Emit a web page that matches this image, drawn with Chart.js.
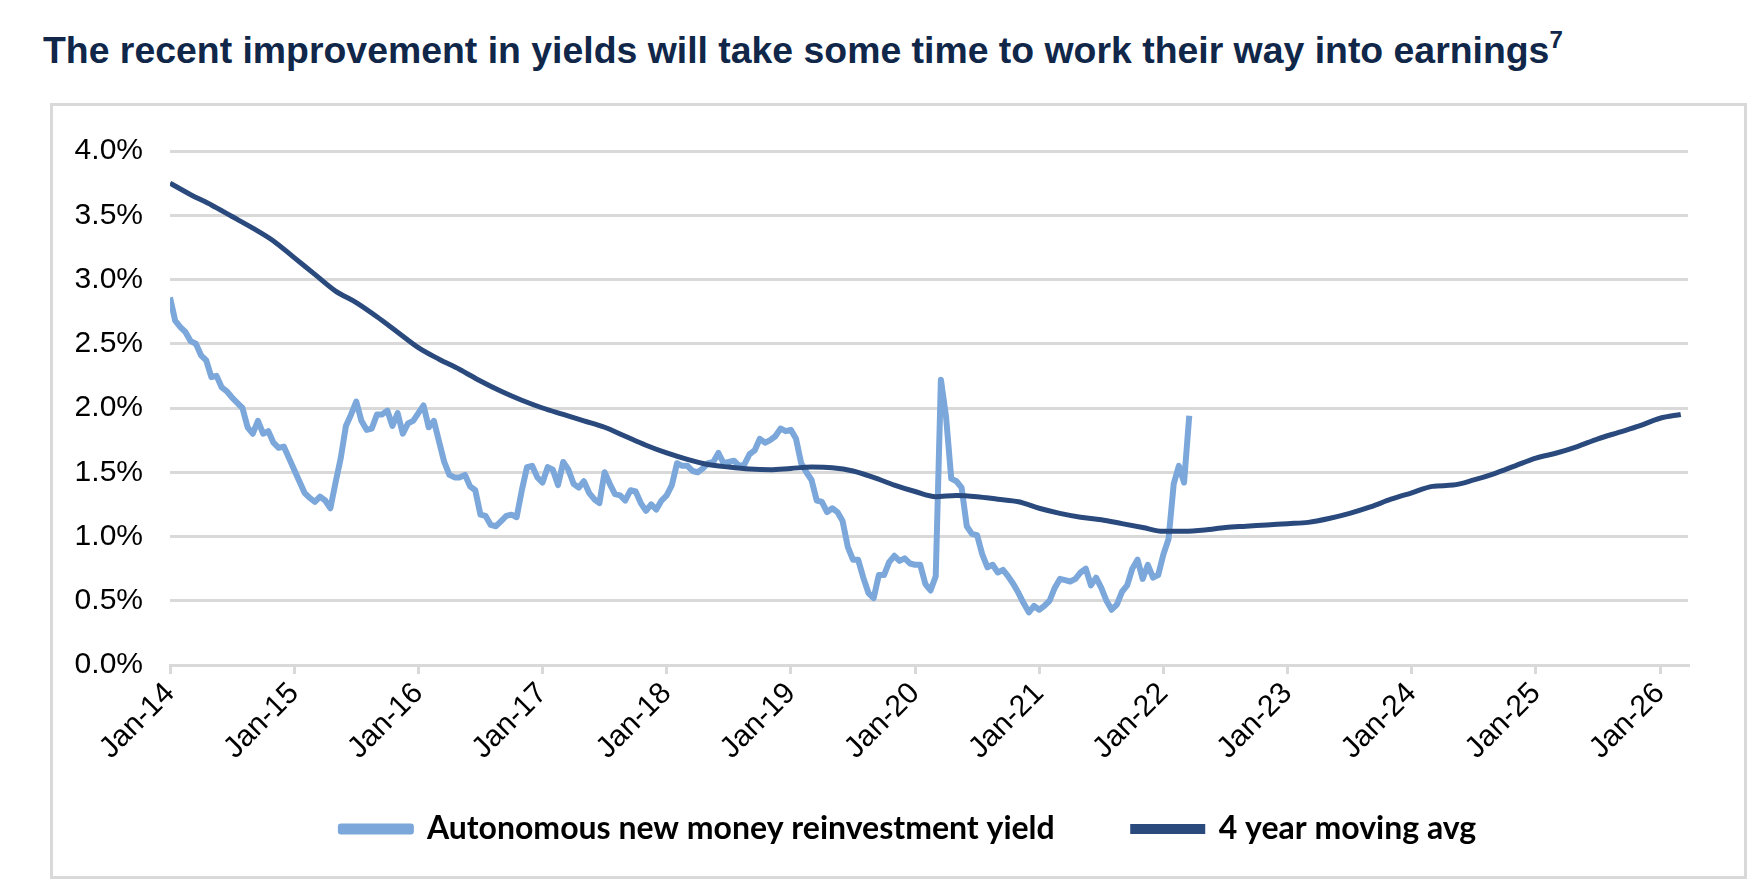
<!DOCTYPE html>
<html>
<head>
<meta charset="utf-8">
<title>Reinvestment yield</title>
<script src="https://cdn.jsdelivr.net/npm/chart.js@4/dist/chart.umd.min.js"></script>
<style>
  body { margin: 0; background: #fff; width: 1756px; height: 886px; position: relative; overflow: hidden; }
  .title {
    position: absolute; left: 43px; top: 32px; margin: 0;
    font: bold 37.4px/37px 'Liberation Sans', Arial, sans-serif; color: #10274a; white-space: nowrap;
  }
  .title sup { font-size: 24px; line-height: 0; vertical-align: 15px; }
  .frame {
    position: absolute; left: 50px; top: 103px; width: 1691px; height: 770px;
    border: 3px solid #d9d9d9;
  }
</style>
</head>
<body>
<div class="title">The recent improvement in yields will take some time to work their way into earnings<sup>7</sup></div>
<div class="frame"><canvas id="yield-chart"></canvas></div>
<script>
// x axis runs in months from Jan-14
const yearLabels = ['Jan-14', 'Jan-15', 'Jan-16', 'Jan-17', 'Jan-18', 'Jan-19', 'Jan-20',
  'Jan-21', 'Jan-22', 'Jan-23', 'Jan-24', 'Jan-25', 'Jan-26']
const lastMonth = 146.7

// Autonomous new money reinvestment yield, %, one reading every half month
const yieldStep = 0.5
const reinvestYield = [
  2.86, 2.68, 2.63, 2.59, 2.52, 2.50, 2.41, 2.37, 2.24, 2.25, 2.16, 2.13, 2.08, 2.04, 2.00, 1.85,
  1.80, 1.90, 1.80, 1.82, 1.73, 1.69, 1.70, 1.61, 1.52, 1.43, 1.34, 1.30, 1.27, 1.31, 1.28, 1.22,
  1.42, 1.61, 1.86, 1.95, 2.05, 1.90, 1.83, 1.84, 1.95, 1.95, 1.98, 1.86, 1.96, 1.80, 1.88, 1.90,
  1.96, 2.02, 1.85, 1.90, 1.74, 1.58, 1.48, 1.46, 1.46, 1.48, 1.39, 1.36, 1.17, 1.16, 1.09, 1.08,
  1.12, 1.16,
  1.17, 1.15, 1.36, 1.54, 1.55, 1.46, 1.42, 1.54, 1.52, 1.40, 1.58, 1.52, 1.41, 1.38, 1.43, 1.34,
  1.29, 1.26, 1.50, 1.41, 1.33, 1.32, 1.28, 1.36, 1.35, 1.26, 1.20, 1.25, 1.21, 1.28, 1.32, 1.40,
  1.57, 1.55, 1.55, 1.51, 1.50, 1.53, 1.57, 1.58, 1.65, 1.57, 1.58, 1.59, 1.55, 1.56, 1.64, 1.67,
  1.76, 1.73, 1.75, 1.78, 1.84, 1.82, 1.83, 1.76, 1.57, 1.50, 1.44, 1.28, 1.27, 1.19, 1.22, 1.19,
  1.12, 0.92,
  0.82, 0.82, 0.68, 0.56, 0.52, 0.70, 0.70, 0.80, 0.85, 0.81, 0.83, 0.79, 0.78, 0.78, 0.63, 0.58,
  0.69, 2.22, 1.93, 1.45, 1.43, 1.38, 1.08, 1.02, 1.01, 0.86, 0.76, 0.78, 0.72, 0.74, 0.69, 0.63,
  0.56, 0.48, 0.41, 0.46, 0.43, 0.46, 0.50, 0.60, 0.67, 0.66, 0.65, 0.67, 0.72, 0.75, 0.62, 0.68,
  0.60, 0.50, 0.43, 0.47, 0.57, 0.62, 0.75, 0.82, 0.67, 0.78, 0.68, 0.70, 0.86, 0.98, 1.41, 1.55,
  1.42, 1.94
]

// 4 year moving avg, %, one reading every two months
const avgStep = 2
const movingAvg = [
  3.75, 3.66, 3.58, 3.49, 3.40, 3.30, 3.17, 3.04, 2.91, 2.82, 2.71, 2.59, 2.47, 2.38, 2.30, 2.21,
  2.13, 2.06, 2.00, 1.95, 1.90, 1.85, 1.78, 1.71, 1.65, 1.60, 1.56, 1.54, 1.525, 1.52, 1.53, 1.54,
  1.535, 1.51, 1.46, 1.40, 1.35, 1.31, 1.32, 1.31, 1.29, 1.27, 1.22, 1.18, 1.15, 1.13, 1.10, 1.07,
  1.04, 1.04, 1.05, 1.07, 1.08, 1.09, 1.10, 1.11, 1.14, 1.18, 1.23, 1.29, 1.34, 1.39, 1.40, 1.44,
  1.49, 1.55, 1.61, 1.65, 1.70, 1.76, 1.81, 1.86, 1.92, 1.95
]

const seriesNames = ['Autonomous new money reinvestment yield', '4 year moving avg']
const lightBlue = '#7ba7da'
const navy = '#2a4a7e'
const gridGrey = '#d9d9d9'

// legend box reaches up over the tick labels so its row sits higher, a little right of centre
const legendBox = {
  id: 'legendBox',
  beforeInit (chart) {
    const fit = chart.legend.fit
    chart.legend.fit = function () {
      fit.call(this)
      this.height = 105
    }
  },
  afterLayout (chart) {
    chart.legend.left += 38
    chart.legend.right += 38
    chart.legend.top -= 36
  }
}

const ctx = document.getElementById('yield-chart').getContext('2d')
const yieldChart = new Chart(ctx, {
  type: 'line',
  data: {
    datasets: [{
      label: seriesNames[0],
      data: reinvestYield.map((v, i) => ({ x: i * yieldStep, y: v })),
      borderColor: lightBlue,
      backgroundColor: lightBlue,
      borderWidth: 6,
      pointRadius: 0,
      tension: 0,
      borderJoinStyle: 'round',
      order: 1
    },
    {
      label: seriesNames[1],
      data: movingAvg.map((v, i) => ({ x: i * avgStep, y: v })),
      borderColor: navy,
      backgroundColor: navy,
      borderWidth: 5,
      pointRadius: 0,
      cubicInterpolationMode: 'monotone',
      order: 0
    }]
  },
  options: {
    responsive: true,
    maintainAspectRatio: false,
    animation: false,
    layout: { padding: { left: 0, right: 56, top: 34, bottom: 0 } },
    plugins: {
      tooltip: { enabled: false },
      legend: {
        position: 'bottom',
        labels: {
          boxWidth: 70,
          boxHeight: 5,
          padding: 78,
          color: '#000',
          font: { family: 'Lato', weight: 'bold', size: 32 },
          sort: (a, b) => a.datasetIndex - b.datasetIndex
        }
      }
    },
    scales: {
      x: {
        type: 'linear',
        min: 0,
        max: lastMonth,
        afterFit: (scale) => { scale.height = 106 },
        grid: { drawOnChartArea: false, color: gridGrey, lineWidth: 3, tickLength: 9 },
        border: { color: gridGrey, width: 3 },
        ticks: {
          stepSize: 12,
          includeBounds: false,
          autoSkip: false,
          minRotation: 45,
          maxRotation: 45,
          padding: 2,
          color: '#000',
          font: { family: 'Liberation Sans', size: 30 },
          callback: (v) => yearLabels[v / 12]
        }
      },
      y: {
        min: 0,
        max: 4,
        afterFit: (scale) => { scale.width = 117 },
        grid: { color: gridGrey, lineWidth: 3, drawTicks: false },
        border: { display: false },
        ticks: {
          stepSize: 0.5,
          padding: 27,
          color: '#000',
          font: { family: 'Liberation Sans', size: 30 },
          callback: (v) => v.toFixed(1) + '%'
        }
      }
    }
  },
  plugins: [legendBox]
})
</script>
</body>
</html>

-------

Repeat the lines of the listing above verbatim, beginning at its first line and ending at the line containing "const lastMonth = 146.7", which is included. Omit pictures.

Emit a web page that matches this image, drawn with Chart.js.
<!DOCTYPE html>
<html>
<head>
<meta charset="utf-8">
<title>Reinvestment yield</title>
<script src="https://cdn.jsdelivr.net/npm/chart.js@4/dist/chart.umd.min.js"></script>
<style>
  body { margin: 0; background: #fff; width: 1756px; height: 886px; position: relative; overflow: hidden; }
  .title {
    position: absolute; left: 43px; top: 32px; margin: 0;
    font: bold 37.4px/37px 'Liberation Sans', Arial, sans-serif; color: #10274a; white-space: nowrap;
  }
  .title sup { font-size: 24px; line-height: 0; vertical-align: 15px; }
  .frame {
    position: absolute; left: 50px; top: 103px; width: 1691px; height: 770px;
    border: 3px solid #d9d9d9;
  }
</style>
</head>
<body>
<div class="title">The recent improvement in yields will take some time to work their way into earnings<sup>7</sup></div>
<div class="frame"><canvas id="yield-chart"></canvas></div>
<script>
// x axis runs in months from Jan-14
const yearLabels = ['Jan-14', 'Jan-15', 'Jan-16', 'Jan-17', 'Jan-18', 'Jan-19', 'Jan-20',
  'Jan-21', 'Jan-22', 'Jan-23', 'Jan-24', 'Jan-25', 'Jan-26']
const lastMonth = 146.7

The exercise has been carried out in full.